• [Short task]: Nothing after the line with "95.7, 96.0, 96.2];" belongs in the copy; extract the lines below from the top through that line, pictures left out.

********************

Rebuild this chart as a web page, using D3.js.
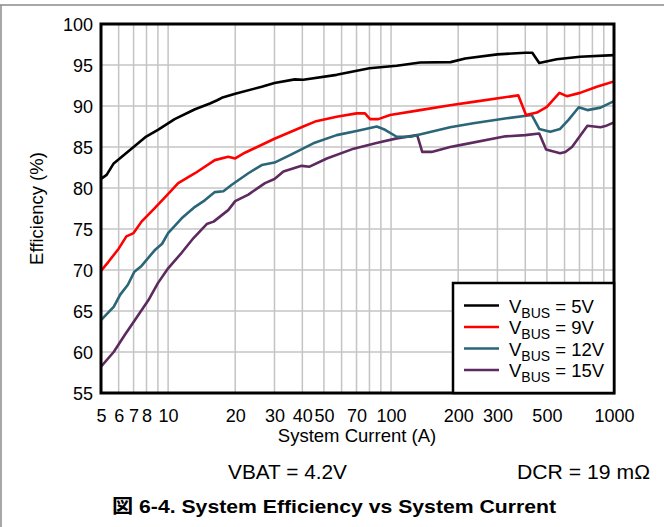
<!DOCTYPE html>
<html>
<head>
<meta charset="utf-8">
<script src="https://cdn.jsdelivr.net/npm/d3@7"></script>
<style>
  html, body { margin: 0; padding: 0; background: #fff; }
  svg { display: block; }
  text { font-family: "Liberation Sans", Arial, "Noto Sans CJK JP", sans-serif; fill: #000; }
</style>
</head>
<body>
<svg id="chart" width="664" height="527"></svg>
<script>
// ---------- data ----------
const xTickValues = [5, 6, 7, 8, 10, 20, 30, 40, 50, 70, 100, 200, 300, 500, 1000];
const xTickLabels = ["5", "6", "7", "8", "10", "20", "30", "40", "50", "70", "100", "200", "300", "500", "1000"];
const xGridValues = [5, 6, 7, 8, 9, 10, 20, 30, 40, 50, 60, 70, 80, 90, 100, 200, 300, 400, 500, 600, 700, 800, 900, 1000];
const yTickValues = [55, 60, 65, 70, 75, 80, 85, 90, 95, 100];

const seriesNames = ["5V", "9V", "12V", "15V"];
const seriesColors = ["#000000", "#ff0000", "#2b6678", "#5d2a5f"];

const current5V = [5, 5.3, 5.7, 7.0, 7.9, 9.0, 10.7, 13.2, 15.4, 16.6, 17.4, 20, 26.3, 30, 37, 40.4, 57, 80, 106, 135, 185, 215, 300, 400, 430, 462, 553, 704, 1000];
const eff5V     = [81.1, 81.6, 83.0, 85.0, 86.2, 87.1, 88.4, 89.6, 90.3, 90.7, 91.0, 91.5, 92.35, 92.8, 93.25, 93.2, 93.8, 94.6, 94.9, 95.3, 95.35, 95.8, 96.3, 96.5, 96.5, 95.25, 95.7, 96.0, 96.2];

const current9V = [5, 5.4, 6.0, 6.5, 7.0, 7.6, 8.6, 9.7, 11.1, 13.2, 16.2, 18.6, 20, 22.1, 30, 40.4, 45.6, 57, 70, 76.4, 80.5, 87.7, 99, 135, 184, 234, 372, 403, 451, 500, 569, 614, 704, 837, 1000];
const eff9V     = [69.9, 71.0, 72.6, 74.1, 74.5, 75.9, 77.4, 78.9, 80.6, 81.8, 83.4, 83.8, 83.6, 84.3, 86.0, 87.5, 88.1, 88.7, 89.1, 89.1, 88.4, 88.4, 88.9, 89.5, 90.1, 90.5, 91.3, 88.9, 89.2, 89.9, 91.6, 91.2, 91.6, 92.35, 93.0];

const current12V = [5, 5.7, 6.1, 6.6, 7.06, 7.6, 8.7, 9.4, 10, 11.5, 13.2, 14.6, 16.2, 17.7, 19.3, 22.9, 26.3, 30, 35.2, 44.8, 57, 70, 86.3, 94, 106, 122, 184, 234, 330, 428, 462, 518, 573, 625, 695, 760, 870, 1000];
const eff12V     = [63.9, 65.5, 67.0, 68.2, 69.8, 70.5, 72.4, 73.2, 74.5, 76.3, 77.7, 78.5, 79.5, 79.6, 80.4, 81.8, 82.8, 83.1, 84.0, 85.45, 86.45, 86.95, 87.5, 87.1, 86.25, 86.25, 87.4, 87.9, 88.5, 88.9, 87.2, 86.85, 87.2, 88.3, 89.85, 89.5, 89.8, 90.6];

const current15V = [5, 5.7, 6.4, 7.1, 8.15, 9.0, 10, 11.5, 13, 14.9, 16, 18.6, 20, 22.9, 27.2, 30, 32.9, 39.7, 43.1, 51.5, 68, 86, 106, 131, 138, 152, 184, 201, 326, 400, 462, 496, 573, 605, 648, 760, 870, 915, 1000];
const eff15V     = [58.2, 60.0, 62.1, 63.9, 66.3, 68.4, 70.2, 72.1, 73.9, 75.6, 75.9, 77.3, 78.4, 79.2, 80.6, 81.1, 82.0, 82.7, 82.6, 83.6, 84.8, 85.5, 86.05, 86.45, 84.4, 84.4, 85.0, 85.2, 86.3, 86.45, 86.65, 84.7, 84.25, 84.4, 85.0, 87.6, 87.4, 87.55, 88.0];

const seriesCurrents = [current5V, current9V, current12V, current15V];
const seriesEffs = [eff5V, eff9V, eff12V, eff15V];

// ---------- layout ----------
const svg = d3.select("#chart");
const plot = { left: 101, right: 614, top: 24, bottom: 393 };

const x = d3.scaleLog().domain([5, 1000]).range([plot.left, plot.right]);
const y = d3.scaleLinear().domain([55, 100]).range([plot.bottom, plot.top]);

// outer frame lines
svg.append("line").attr("x1", 0).attr("x2", 664).attr("y1", 5).attr("y2", 5)
  .attr("stroke", "#8a8a8a").attr("stroke-width", 1.5);
svg.append("line").attr("x1", 1).attr("x2", 1).attr("y1", 5).attr("y2", 527)
  .attr("stroke", "#8a8a8a").attr("stroke-width", 1.5);

// grid
const grid = svg.append("g");
grid.selectAll("line.v").data(xGridValues).join("line")
  .attr("x1", d => x(d)).attr("x2", d => x(d))
  .attr("y1", plot.top).attr("y2", plot.bottom)
  .attr("stroke", "#c4c4c4").attr("stroke-width", 1.5);
grid.selectAll("line.h").data(yTickValues).join("line")
  .attr("x1", plot.left).attr("x2", plot.right)
  .attr("y1", d => y(d)).attr("y2", d => y(d))
  .attr("stroke", "#c4c4c4").attr("stroke-width", 1.5);

// clip
svg.append("clipPath").attr("id", "clip").append("rect")
  .attr("x", plot.left).attr("y", plot.top)
  .attr("width", plot.right - plot.left).attr("height", plot.bottom - plot.top);

const line = d3.line().x(d => x(d[0])).y(d => y(d[1]));
const curves = svg.append("g").attr("clip-path", "url(#clip)");
for (let i = seriesNames.length - 1; i >= 0; i--) {
  const pts = seriesCurrents[i].map((c, k) => [c, seriesEffs[i][k]]);
  curves.append("path").datum(pts)
    .attr("d", line)
    .attr("fill", "none")
    .attr("stroke", seriesColors[i])
    .attr("stroke-width", 2.6)
    .attr("stroke-linejoin", "round")
    .attr("stroke-linecap", "round");
}

// axes
const xAxis = d3.axisBottom(x).tickValues(xTickValues)
  .tickFormat((d, i) => xTickLabels[i]).tickSize(0).tickPadding(0);
const gx = svg.append("g").attr("transform", `translate(0,${plot.bottom})`).call(xAxis);
gx.select(".domain").remove();
gx.selectAll("text").attr("y", 29).attr("dy", 0)
  .style("font-size", "18px").style("font-family", '"Liberation Sans", Arial, sans-serif').attr("fill", "#000");

const yAxis = d3.axisLeft(y).tickValues(yTickValues).tickFormat(d3.format("d")).tickSize(0).tickPadding(0);
const gy = svg.append("g").attr("transform", `translate(${plot.left},0)`).call(yAxis);
gy.select(".domain").remove();
gy.selectAll("text").attr("x", -8).attr("dy", "0.36em")
  .style("font-size", "18px").style("font-family", '"Liberation Sans", Arial, sans-serif').attr("fill", "#000");

// plot border
svg.append("rect")
  .attr("x", plot.left).attr("y", plot.top)
  .attr("width", plot.right - plot.left).attr("height", plot.bottom - plot.top)
  .attr("fill", "none").attr("stroke", "#000").attr("stroke-width", 3);

// axis titles
svg.append("text").attr("x", 357).attr("y", 442).attr("text-anchor", "middle")
  .style("font-size", "18.5px").text("System Current (A)");
svg.append("text").attr("transform", "translate(43,208.5) rotate(-90)").attr("text-anchor", "middle")
  .style("font-size", "18.5px").text("Efficiency (%)");

// legend
const lg = svg.append("g");
lg.append("rect").attr("x", 453).attr("y", 283).attr("width", 161).attr("height", 110)
  .attr("fill", "#fff").attr("stroke", "#000").attr("stroke-width", 2.5);
const rowY = [305.5, 327, 348.5, 370];
seriesNames.forEach((name, i) => {
  lg.append("line").attr("x1", 464).attr("x2", 499).attr("y1", rowY[i]).attr("y2", rowY[i])
    .attr("stroke", seriesColors[i]).attr("stroke-width", 2.6);
  const t = lg.append("text").attr("x", 509).attr("y", rowY[i] + 7).style("font-size", "18.5px");
  t.append("tspan").text("V");
  t.append("tspan").attr("dy", 5).style("font-size", "14px").text("BUS");
  t.append("tspan").attr("dy", -5).text(" = " + name);
});

// condition notes
svg.append("text").attr("x", 228).attr("y", 479).style("font-size", "21px")
  .attr("textLength", 119).attr("lengthAdjust", "spacingAndGlyphs").text("VBAT = 4.2V");
svg.append("text").attr("x", 517).attr("y", 479).style("font-size", "21px")
  .attr("textLength", 133).attr("lengthAdjust", "spacingAndGlyphs").text("DCR = 19 mΩ");

// caption
svg.append("text").attr("x", 112).attr("y", 513)
  .style("font-size", "19px").style("font-weight", "bold")
  .style("font-family", '"Liberation Sans", Arial, "Noto Sans CJK JP", sans-serif')
  .attr("textLength", 444).attr("lengthAdjust", "spacingAndGlyphs")
  .text("図 6-4. System Efficiency vs System Current");
</script>
</body>
</html>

********************

• [Output for this task]:
Rebuild this chart as a web page, using D3.js.
<!DOCTYPE html>
<html>
<head>
<meta charset="utf-8">
<script src="https://cdn.jsdelivr.net/npm/d3@7"></script>
<style>
  html, body { margin: 0; padding: 0; background: #fff; }
  svg { display: block; }
  text { font-family: "Liberation Sans", Arial, "Noto Sans CJK JP", sans-serif; fill: #000; }
</style>
</head>
<body>
<svg id="chart" width="664" height="527"></svg>
<script>
// ---------- data ----------
const xTickValues = [5, 6, 7, 8, 10, 20, 30, 40, 50, 70, 100, 200, 300, 500, 1000];
const xTickLabels = ["5", "6", "7", "8", "10", "20", "30", "40", "50", "70", "100", "200", "300", "500", "1000"];
const xGridValues = [5, 6, 7, 8, 9, 10, 20, 30, 40, 50, 60, 70, 80, 90, 100, 200, 300, 400, 500, 600, 700, 800, 900, 1000];
const yTickValues = [55, 60, 65, 70, 75, 80, 85, 90, 95, 100];

const seriesNames = ["5V", "9V", "12V", "15V"];
const seriesColors = ["#000000", "#ff0000", "#2b6678", "#5d2a5f"];

const current5V = [5, 5.3, 5.7, 7.0, 7.9, 9.0, 10.7, 13.2, 15.4, 16.6, 17.4, 20, 26.3, 30, 37, 40.4, 57, 80, 106, 135, 185, 215, 300, 400, 430, 462, 553, 704, 1000];
const eff5V     = [81.1, 81.6, 83.0, 85.0, 86.2, 87.1, 88.4, 89.6, 90.3, 90.7, 91.0, 91.5, 92.35, 92.8, 93.25, 93.2, 93.8, 94.6, 94.9, 95.3, 95.35, 95.8, 96.3, 96.5, 96.5, 95.25, 95.7, 96.0, 96.2];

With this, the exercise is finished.